### Given request
Begin with the first line of the listing and quote every line through the one containing "(2,-2) rectangle (647,-460);"; give only those lines.

___ Provided data

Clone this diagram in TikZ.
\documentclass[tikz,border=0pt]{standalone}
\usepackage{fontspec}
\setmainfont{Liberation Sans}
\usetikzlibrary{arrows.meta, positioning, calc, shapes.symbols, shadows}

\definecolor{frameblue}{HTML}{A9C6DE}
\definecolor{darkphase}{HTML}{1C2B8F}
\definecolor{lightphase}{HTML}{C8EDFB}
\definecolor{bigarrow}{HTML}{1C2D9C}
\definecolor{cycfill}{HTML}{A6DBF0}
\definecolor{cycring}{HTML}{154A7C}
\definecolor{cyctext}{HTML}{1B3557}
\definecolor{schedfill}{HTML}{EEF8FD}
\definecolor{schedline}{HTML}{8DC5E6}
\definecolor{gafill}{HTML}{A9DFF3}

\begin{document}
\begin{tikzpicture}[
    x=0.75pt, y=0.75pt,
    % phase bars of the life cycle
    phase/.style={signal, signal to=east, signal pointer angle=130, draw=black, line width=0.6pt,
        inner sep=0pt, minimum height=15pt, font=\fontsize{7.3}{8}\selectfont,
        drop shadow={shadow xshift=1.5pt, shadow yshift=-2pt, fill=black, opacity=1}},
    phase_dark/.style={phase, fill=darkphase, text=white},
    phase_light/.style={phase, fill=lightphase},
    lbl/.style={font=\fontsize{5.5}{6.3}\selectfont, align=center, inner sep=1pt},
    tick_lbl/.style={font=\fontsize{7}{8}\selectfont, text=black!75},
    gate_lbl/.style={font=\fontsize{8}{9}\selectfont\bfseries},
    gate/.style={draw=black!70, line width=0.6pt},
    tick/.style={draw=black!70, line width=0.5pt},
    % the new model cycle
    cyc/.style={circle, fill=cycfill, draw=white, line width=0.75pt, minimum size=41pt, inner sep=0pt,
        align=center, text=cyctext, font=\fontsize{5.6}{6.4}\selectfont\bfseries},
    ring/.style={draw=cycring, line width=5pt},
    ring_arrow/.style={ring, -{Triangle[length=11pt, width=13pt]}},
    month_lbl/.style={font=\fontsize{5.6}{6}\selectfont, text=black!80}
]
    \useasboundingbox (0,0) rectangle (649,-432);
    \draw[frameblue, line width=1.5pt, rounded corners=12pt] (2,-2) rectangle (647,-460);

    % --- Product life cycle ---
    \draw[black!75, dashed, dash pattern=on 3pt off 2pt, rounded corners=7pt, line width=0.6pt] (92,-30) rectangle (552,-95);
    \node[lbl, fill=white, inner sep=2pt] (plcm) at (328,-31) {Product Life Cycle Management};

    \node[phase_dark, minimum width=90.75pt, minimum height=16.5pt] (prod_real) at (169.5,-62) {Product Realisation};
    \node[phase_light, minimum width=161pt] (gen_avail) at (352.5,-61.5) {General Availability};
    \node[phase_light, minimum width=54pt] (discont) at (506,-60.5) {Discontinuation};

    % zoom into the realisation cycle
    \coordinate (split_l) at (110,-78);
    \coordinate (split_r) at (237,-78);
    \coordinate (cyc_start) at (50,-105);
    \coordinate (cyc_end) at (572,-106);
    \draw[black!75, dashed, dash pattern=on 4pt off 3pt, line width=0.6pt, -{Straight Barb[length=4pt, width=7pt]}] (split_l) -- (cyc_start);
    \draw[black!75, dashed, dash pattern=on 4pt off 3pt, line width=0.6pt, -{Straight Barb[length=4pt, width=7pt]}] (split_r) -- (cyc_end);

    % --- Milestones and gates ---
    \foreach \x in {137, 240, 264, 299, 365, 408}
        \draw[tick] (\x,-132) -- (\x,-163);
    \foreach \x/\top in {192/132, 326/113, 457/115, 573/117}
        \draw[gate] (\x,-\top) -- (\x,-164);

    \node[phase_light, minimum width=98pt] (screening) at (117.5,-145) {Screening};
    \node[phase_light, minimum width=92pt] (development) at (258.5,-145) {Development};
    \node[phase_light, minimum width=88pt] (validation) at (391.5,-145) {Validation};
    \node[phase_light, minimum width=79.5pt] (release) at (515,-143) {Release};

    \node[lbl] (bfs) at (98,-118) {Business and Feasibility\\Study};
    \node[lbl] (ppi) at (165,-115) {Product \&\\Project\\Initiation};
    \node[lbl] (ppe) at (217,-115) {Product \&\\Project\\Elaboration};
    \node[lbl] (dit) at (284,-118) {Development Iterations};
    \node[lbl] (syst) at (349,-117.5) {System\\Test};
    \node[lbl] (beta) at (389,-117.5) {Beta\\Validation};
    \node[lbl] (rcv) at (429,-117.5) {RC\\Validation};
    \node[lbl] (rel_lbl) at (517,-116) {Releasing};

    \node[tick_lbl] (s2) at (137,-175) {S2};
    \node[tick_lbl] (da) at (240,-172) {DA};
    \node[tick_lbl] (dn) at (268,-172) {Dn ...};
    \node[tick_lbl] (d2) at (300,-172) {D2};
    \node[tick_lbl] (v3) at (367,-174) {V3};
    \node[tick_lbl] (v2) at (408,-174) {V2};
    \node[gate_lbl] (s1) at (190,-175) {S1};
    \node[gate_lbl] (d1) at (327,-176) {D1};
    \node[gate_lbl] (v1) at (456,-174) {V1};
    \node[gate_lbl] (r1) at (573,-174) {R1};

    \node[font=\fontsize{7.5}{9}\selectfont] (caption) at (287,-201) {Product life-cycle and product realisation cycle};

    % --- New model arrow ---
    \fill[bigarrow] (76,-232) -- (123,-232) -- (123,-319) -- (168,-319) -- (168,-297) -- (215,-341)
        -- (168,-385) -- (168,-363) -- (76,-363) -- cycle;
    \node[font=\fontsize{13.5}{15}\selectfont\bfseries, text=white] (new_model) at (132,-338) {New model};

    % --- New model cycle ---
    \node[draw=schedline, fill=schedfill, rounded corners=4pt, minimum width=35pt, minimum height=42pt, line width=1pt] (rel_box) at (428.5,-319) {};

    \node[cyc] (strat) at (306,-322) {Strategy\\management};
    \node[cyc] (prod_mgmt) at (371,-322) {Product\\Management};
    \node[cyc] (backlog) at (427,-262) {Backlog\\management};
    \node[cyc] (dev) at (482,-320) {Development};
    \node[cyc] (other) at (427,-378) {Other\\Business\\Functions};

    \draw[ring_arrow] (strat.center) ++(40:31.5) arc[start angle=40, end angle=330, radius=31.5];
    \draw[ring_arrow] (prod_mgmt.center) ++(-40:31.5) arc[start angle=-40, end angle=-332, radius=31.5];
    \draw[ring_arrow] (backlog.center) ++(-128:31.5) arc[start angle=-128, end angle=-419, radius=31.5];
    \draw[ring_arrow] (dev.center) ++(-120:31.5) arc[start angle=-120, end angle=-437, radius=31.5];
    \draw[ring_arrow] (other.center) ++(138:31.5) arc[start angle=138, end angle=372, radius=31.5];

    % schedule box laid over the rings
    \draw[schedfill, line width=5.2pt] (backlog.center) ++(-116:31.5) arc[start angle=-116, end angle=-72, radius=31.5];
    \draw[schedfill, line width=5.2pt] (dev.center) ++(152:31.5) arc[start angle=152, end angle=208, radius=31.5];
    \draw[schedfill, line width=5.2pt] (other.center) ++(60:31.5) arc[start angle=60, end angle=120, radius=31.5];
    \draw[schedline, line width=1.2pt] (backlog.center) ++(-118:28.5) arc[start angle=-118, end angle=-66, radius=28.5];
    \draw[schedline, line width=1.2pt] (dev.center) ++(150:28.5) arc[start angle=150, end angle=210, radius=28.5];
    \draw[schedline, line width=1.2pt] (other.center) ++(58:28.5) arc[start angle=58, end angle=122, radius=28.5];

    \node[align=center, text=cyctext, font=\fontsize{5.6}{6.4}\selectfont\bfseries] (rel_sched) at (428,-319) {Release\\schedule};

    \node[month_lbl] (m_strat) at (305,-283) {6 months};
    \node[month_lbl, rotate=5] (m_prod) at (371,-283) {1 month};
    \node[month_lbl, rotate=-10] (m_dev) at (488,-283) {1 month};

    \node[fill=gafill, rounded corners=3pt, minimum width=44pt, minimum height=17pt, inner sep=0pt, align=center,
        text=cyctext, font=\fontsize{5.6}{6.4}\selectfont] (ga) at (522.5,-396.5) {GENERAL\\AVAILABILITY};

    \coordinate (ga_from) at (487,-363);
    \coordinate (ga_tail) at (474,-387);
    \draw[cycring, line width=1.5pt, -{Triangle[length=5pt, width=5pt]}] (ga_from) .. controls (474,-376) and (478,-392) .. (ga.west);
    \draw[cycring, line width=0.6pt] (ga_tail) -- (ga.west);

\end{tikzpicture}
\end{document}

______

### Answer below
Clone this diagram in TikZ.
\documentclass[tikz,border=0pt]{standalone}
\usepackage{fontspec}
\setmainfont{Liberation Sans}
\usetikzlibrary{arrows.meta, positioning, calc, shapes.symbols, shadows}

\definecolor{frameblue}{HTML}{A9C6DE}
\definecolor{darkphase}{HTML}{1C2B8F}
\definecolor{lightphase}{HTML}{C8EDFB}
\definecolor{bigarrow}{HTML}{1C2D9C}
\definecolor{cycfill}{HTML}{A6DBF0}
\definecolor{cycring}{HTML}{154A7C}
\definecolor{cyctext}{HTML}{1B3557}
\definecolor{schedfill}{HTML}{EEF8FD}
\definecolor{schedline}{HTML}{8DC5E6}
\definecolor{gafill}{HTML}{A9DFF3}

\begin{document}
\begin{tikzpicture}[
    x=0.75pt, y=0.75pt,
    % phase bars of the life cycle
    phase/.style={signal, signal to=east, signal pointer angle=130, draw=black, line width=0.6pt,
        inner sep=0pt, minimum height=15pt, font=\fontsize{7.3}{8}\selectfont,
        drop shadow={shadow xshift=1.5pt, shadow yshift=-2pt, fill=black, opacity=1}},
    phase_dark/.style={phase, fill=darkphase, text=white},
    phase_light/.style={phase, fill=lightphase},
    lbl/.style={font=\fontsize{5.5}{6.3}\selectfont, align=center, inner sep=1pt},
    tick_lbl/.style={font=\fontsize{7}{8}\selectfont, text=black!75},
    gate_lbl/.style={font=\fontsize{8}{9}\selectfont\bfseries},
    gate/.style={draw=black!70, line width=0.6pt},
    tick/.style={draw=black!70, line width=0.5pt},
    % the new model cycle
    cyc/.style={circle, fill=cycfill, draw=white, line width=0.75pt, minimum size=41pt, inner sep=0pt,
        align=center, text=cyctext, font=\fontsize{5.6}{6.4}\selectfont\bfseries},
    ring/.style={draw=cycring, line width=5pt},
    ring_arrow/.style={ring, -{Triangle[length=11pt, width=13pt]}},
    month_lbl/.style={font=\fontsize{5.6}{6}\selectfont, text=black!80}
]
    \useasboundingbox (0,0) rectangle (649,-432);
    \draw[frameblue, line width=1.5pt, rounded corners=12pt] (2,-2) rectangle (647,-460);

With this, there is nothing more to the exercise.